Inducible metabolism of phenolic acids in Pediococcus pentosaceus is encoded by an autoregulated operon which involves a new class of negative transcriptional regulator.

Pediococcus pentosaceus displays a substrate-inducible phenolic acid decarboxylase (PAD) activity on p-coumaric acid. Based on DNA sequence homologies between the three PADs previously cloned, a DNA probe of the Lactobacillus plantarum pdc gene was used to screen a P. pentosaceus genomic library in order to clone the corresponding gene of this bacteria. One clone detected with this probe displayed a low PAD activity. Subcloning of this plasmid insertion allowed us to determine the part of the insert which contains a 534-bp open reading frame (ORF) coding for a 178-amino-acid protein presenting 81.5% of identity with L. plantarum PDC enzyme. This ORF was identified as the padA gene. A second ORF was located just downstream of the padA gene and displayed 37% identity with the product of the Bacillus subtilis yfiO gene. Subcloning, transcriptional analysis, and expression studies with Escherichia coli of these two genes under the padA gene promoter, demonstrated that the genes are organized in an autoregulated bicistronic operonic structure and that the gene located upstream of the padA gene encodes the transcriptional repressor of the padA gene. Transcription of this pad operon in P. pentosaceus is acid phenol dependent.

Knockout of the p-coumarate decarboxylase gene from Lactobacillus plantarum reveals the existence of two other inducible enzymatic activities involved in phenolic acid metabolism.

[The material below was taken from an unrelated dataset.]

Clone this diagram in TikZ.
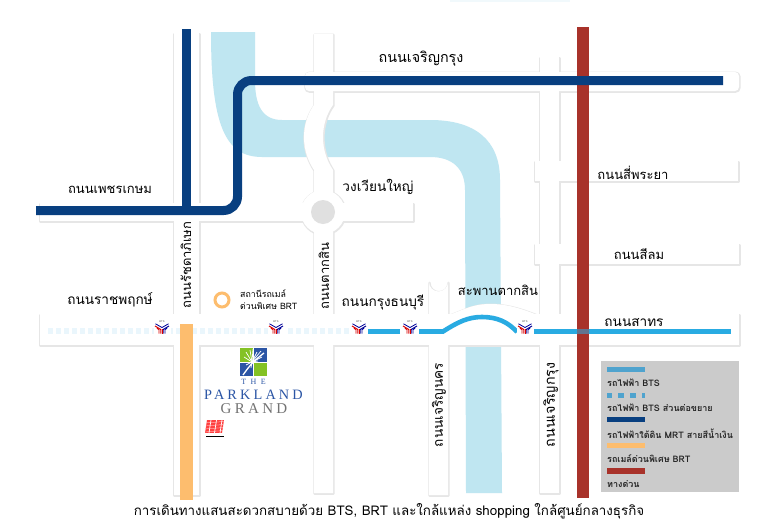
\documentclass[tikz,border=0pt]{standalone}
\usepackage{fontspec}
\setmainfont{Liberation Sans}
\newfontfamily\thaifont[Script=Thai]{Loma}
\newfontfamily\serifcaps[LetterSpace=22]{Liberation Serif}
\definecolor{riverc}{HTML}{BFE6F1}
\definecolor{mrtc}{HTML}{083F80}
\definecolor{expc}{HTML}{A8322A}
\definecolor{brtc}{HTML}{FDBD6E}
\definecolor{btsc}{HTML}{29ABE2}
\definecolor{btslegend}{HTML}{4FA3CE}
\definecolor{extc}{HTML}{EAF6FC}
\definecolor{legendbg}{HTML}{CBCBCB}
\definecolor{roadedge}{HTML}{E6E6E6}
\definecolor{logogreen}{HTML}{84C225}
\definecolor{logoblue}{HTML}{2B55A5}
\tikzset{
  roadshadow/.style={draw=roadedge,fill=roadedge,line width=2.2pt,line join=round,shift={(0.5,0.7)}},
  roadface/.style={fill=white,draw=none},
  lbl/.style={font=\thaifont\fontsize{13}{15}\selectfont,text=black,inner sep=0pt},
  lblb/.style={lbl,font=\thaifont\fontsize{13.6}{15}\selectfont},
  lblc/.style={lbl,font=\thaifont\fontsize{14.3}{15}\selectfont},
  leg/.style={font=\thaifont\bfseries\fontsize{9}{11}\selectfont,text=black!85,inner sep=0pt,anchor=west},
  swatch/.style={line width=5pt},
  mrtline/.style={draw=mrtc,line width=9pt},
  btsline/.style={draw=btsc,line width=4.6pt}
}
\newcommand{\roadpieces}[1]{
  \path[#1] (174,33) rectangle (199,495);
  \path[#1] (540,57) rectangle (559,493);
  \path[#1] (40,203) rectangle (413,221);
  \path[#1,rounded corners=4pt] (305,72) rectangle (739,91);
  \path[#1] (535,161) rectangle (738,181);
  \path[#1] (535,244) rectangle (739,264);
  \path[#1] (40,314) rectangle (739,345);
  \path[#1] (429,282) arc[start angle=180,end angle=0,radius=9.5] -- (448,495) -- (429,495) -- cycle;
  \path[#1] (323,212) circle[radius=22];
  \path[#1] (314,34) -- (333,34) -- (333,105) .. controls (327,113) and (323,125) .. (323,137)
     .. controls (323,150) and (327,161) .. (333,170) -- (333,493) -- (314,493) -- (314,170)
     .. controls (308,161) and (304,150) .. (304,137) .. controls (304,125) and (308,113) .. (314,105) -- cycle;
  \path[#1] (440,318) .. controls (460,312) and (470,304) .. (490,304) .. controls (510,304) and (525,310) .. (545,318)
     -- (522,343) .. controls (512,339) and (505,334) .. (490,334) .. controls (470,334) and (462,339) .. (445,343) -- cycle;
}
\newcommand{\btslogo}[3]{%
  \node[inner sep=0pt,minimum size=0pt] (#1) at (#2,#3) {};
  \begin{scope}[shift={(#1)}]
    \fill[white] (-8.5,-7) rectangle (8.5,7);
    \node[inner sep=0pt,font=\fontsize{2.6}{3}\selectfont,text=black!70] at (0,-5.7) {BTS};
    \draw[blue!60!black,line width=.8pt] (-6.5,-3.2) -- (0,.5) -- (6.5,-3.2);
    \draw[red!85!black,line width=1pt] (-7,-1) -- (-1.2,2.5) -- (-1.2,6.5);
    \draw[blue!60!black,line width=1pt] (7,-1) -- (1.2,2.5) -- (1.2,6.5);
    \draw[red!85!black,line width=.9pt] (-5,1.2) -- (-3,2.7) -- (-3,6.5);
    \draw[red!85!black,line width=.9pt] (0,2) -- (0,6.5);
    \draw[blue!60!black,line width=.9pt] (5,1.2) -- (3,2.7) -- (3,6.5);
  \end{scope}
}
\begin{document}
\begin{tikzpicture}[x=1pt,y=-1pt]
\useasboundingbox (0,0) rectangle (762,530);
\fill[white] (0,0) rectangle (762,530);
% faint strip at the very top
\fill[riverc!22] (450,0) rectangle (570,2);
% river
\path[fill=riverc] (211,32) -- (255,32) -- (255,80)
  .. controls (255,105) and (262,120) .. (282,120)
  -- (430,120) .. controls (475,120) and (500,140) .. (500,180)
  -- (502,493) -- (466,493) -- (465,190)
  .. controls (465,168) and (452,157) .. (430,157)
  -- (262,157) .. controls (225,157) and (211,125) .. (211,32) -- cycle;
% roads
\roadpieces{roadshadow}
\roadpieces{roadface}
\fill[black!12] (323,212) circle[radius=12];
% lines
\draw[extc,line width=6pt,dash pattern=on 5pt off 3pt] (48,331) -- (350,331);
\draw[btsline] (367,331.5) -- (400,331.5);
\draw[btsline] (418,331.5) -- (443,331.5) .. controls (458,322) and (468,317) .. (482,317) .. controls (497,317) and (508,322) .. (517,332);
\draw[btsline] (533,331.5) -- (731,331.5);
\draw[expc,line width=12pt] (583,27) -- (583,498);
\draw[btsc,line width=4.6pt,opacity=.55] (577,331.5) -- (589,331.5);
\draw[brtc,line width=13pt] (186.5,324) -- (186.5,500);
\draw[mrtline] (186.5,29) -- (186.5,210.5);
\draw[mrtline,rounded corners=14pt] (36,210.5) -- (237.5,210.5) -- (237.5,80.5) -- (723,80.5);
% BTS logos
\btslogo{bA}{162}{327}
\btslogo{bB}{276}{327}
\btslogo{bC}{359}{327}
\btslogo{bD}{410}{327}
\btslogo{bE}{525}{327}
% road labels
\node[lblc] (t1) at (421,59) {ถนนเจริญกรุง};
\node[lbl] (t2) at (110,190) {ถนนเพชรเกษม};
\node[lblb] (t3) at (378,187) {วงเวียนใหญ่};
\node[lbl] (t4) at (633,173) {ถนนสี่พระยา};
\node[lbl] (t5) at (639,254) {ถนนสีลม};
\node[lblb] (t6) at (110,300) {ถนนราชพฤกษ์};
\node[lblb] (t7) at (383,303) {ถนนกรุงธนบุรี};
\node[lbl] (t8) at (498,290) {สะพานตากสิน};
\node[lblb] (t9) at (634,323) {ถนนสาทร};
\node[lbl,rotate=90] (t10) at (186,265) {ถนนรัชดาภิเษก};
\node[lbl,rotate=90] (t11) at (324,276) {ถนนตากสิน};
\node[lblb,rotate=90] (t12) at (439,405) {ถนนเจริญนคร};
\node[lblc,rotate=90] (t13) at (551,405) {ถนนเจริญกรุง};
% BRT station
\draw[brtc,line width=3pt] (222,300) circle[radius=7];
\node[lbl,font=\thaifont\fontsize{8.8}{12}\selectfont,align=left,anchor=west] (st) at (240,299.5) {สถานีรถเมล์\\ด่วนพิเศษ BRT};
% Parkland logo
\fill[logogreen] (240,348) rectangle (253,361.5);
\fill[logoblue] (254,348) rectangle (267,361.5);
\fill[logoblue] (240,362.5) rectangle (253,376);
\fill[logogreen] (254,362.5) rectangle (267,376);
\draw[white,line width=1.3pt] (243,375) .. controls (248,368) and (252,362) .. (264,353);
\foreach \a/\b in {246/352,250/350,253/349,257/352,261/351,244/357,243/362,246/365,251/368,258/361,262/357}{
  \draw[white,line width=.7pt] (252,362) -- (\a,\b);}
\node[inner sep=0pt,font=\serifcaps\fontsize{8}{9}\selectfont,text=logoblue] (pk0) at (253.5,382) {T\;\;H\;\;E};
\node[inner sep=0pt,font=\serifcaps\fontsize{14.3}{15}\selectfont,text=logoblue] (pk1) at (253.5,394.5) {PARKLAND};
\node[inner sep=0pt,font=\serifcaps\fontsize{15}{15}\selectfont,text=black!55] (pk2) at (254,408.5) {GRAND};
% red mark
\begin{scope}
\clip (207,420) -- (224,420) -- (222,433) -- (205,433) -- cycle;
\fill[red!75] (205,420) rectangle (224,433);
\foreach \x in {211,216.5,222}{\draw[white,line width=.7pt] (\x,420) -- (\x-2,433);}
\foreach \y in {423,426,429,432}{\draw[white,line width=.25pt] (205,\y) -- (224,\y-1.5);}
\end{scope}
\draw[black,line width=.6pt] (206,436.5) -- (224,436.5);
% legend
\fill[legendbg] (601,361) rectangle (739,492);
\draw[swatch,btslegend] (607,369) -- (645,369);
\draw[swatch,btslegend,dash pattern=on 6pt off 6pt,dash phase=1pt] (607,395) -- (645,395);
\draw[swatch,mrtc] (607,419.7) -- (645,419.7);
\draw[swatch,brtc] (607,445.2) -- (645,445.2);
\draw[line width=6pt,expc] (607,470.7) -- (645,470.7);
\node[leg] (l1) at (607,382.7) {รถไฟฟ้า BTS};
\node[leg] (l2) at (607,408) {รถไฟฟ้า BTS ส่วนต่อขยาย};
\node[leg] (l3) at (607,434) {รถไฟฟ้าใต้ดิน MRT สายสีน้ำเงิน};
\node[leg] (l4) at (607,458.6) {รถเมล์ด่วนพิเศษ BRT};
\node[leg] (l5) at (607,484) {ทางด่วน};
% caption
\node[lbl,font=\thaifont\fontsize{13.35}{16}\selectfont] (cap) at (389,511) {การเดินทางแสนสะดวกสบายด้วย BTS, BRT และใกล้แหล่ง shopping ใกล้ศูนย์กลางธุรกิจ};
\end{tikzpicture}
\end{document}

Lactobacillus plantarum NC8 contains a pdc gene coding for p-coumaric acid decarboxylase activity (PDC). A food grade mutant, designated LPD1, in which the chromosomal pdc gene was replaced with the deleted pdc gene copy, was obtained by a two-step homologous recombination process using an unstable replicative vector. The LPD1 mutant strain remained able to weakly metabolize p-coumaric and ferulic acids into vinyl derivatives or into substituted phenyl propionic acids. We have shown that L. plantarum has a second acid phenol decarboxylase enzyme, better induced with ferulic acid than with p-coumaric acid, which also displays inducible acid phenol reductase activity that is mostly active when glucose is added. Those two enzymatic activities are in competition for p-coumaric and ferulic acid degradation, and the ratio of the corresponding derivatives depends on induction conditions. Moreover, PDC appeared to decarboxylate ferulic acid in vitro with a specific activity of about 10 nmol. min(-1). mg(-1) in the presence of ammonium sulfate. Finally, PDC activity was shown to confer a selective advantage on LPNC8 grown in acidic media supplemented with p-coumaric acid, compared to the LPD1 mutant devoid of PDC activity.

Molecular characterization of an inducible p-coumaric acid decarboxylase from Lactobacillus plantarum: gene cloning, transcriptional analysis, overexpression in Escherichia coli, purification, and characterization.

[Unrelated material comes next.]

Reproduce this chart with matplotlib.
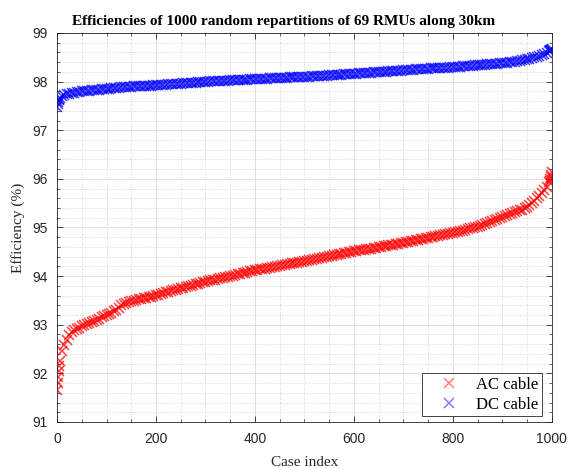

By using degenerate primers designed from the first 19 N-terminal amino acids of Lactobacillus plantarum p-coumaric acid decarboxylase (PDC), a 56-bp fragment was amplified from L. plantarum in PCRs and used as a probe for screening an L. plantarum genomic bank. Of the 2,880 clones in the genomic bank, one was isolated by colony hybridization and contained a 519-bp open reading frame (pdc gene) followed by a putative terminator structure. The pdc gene is expressed on a monocistronic transcriptional unit, which is transcribed from promoter sequences homologous to Lactococcus promoter sequences. No mRNA from pdc and no PDC activity were detected in uninduced cell extracts, indicating that the expression is transcriptionally regulated by p-coumaric acid, which corresponds to an activation factor up to 6,000. The pdc gene was overexpressed constitutively in Escherichia coli, and the recombinant enzyme was purified and characterized.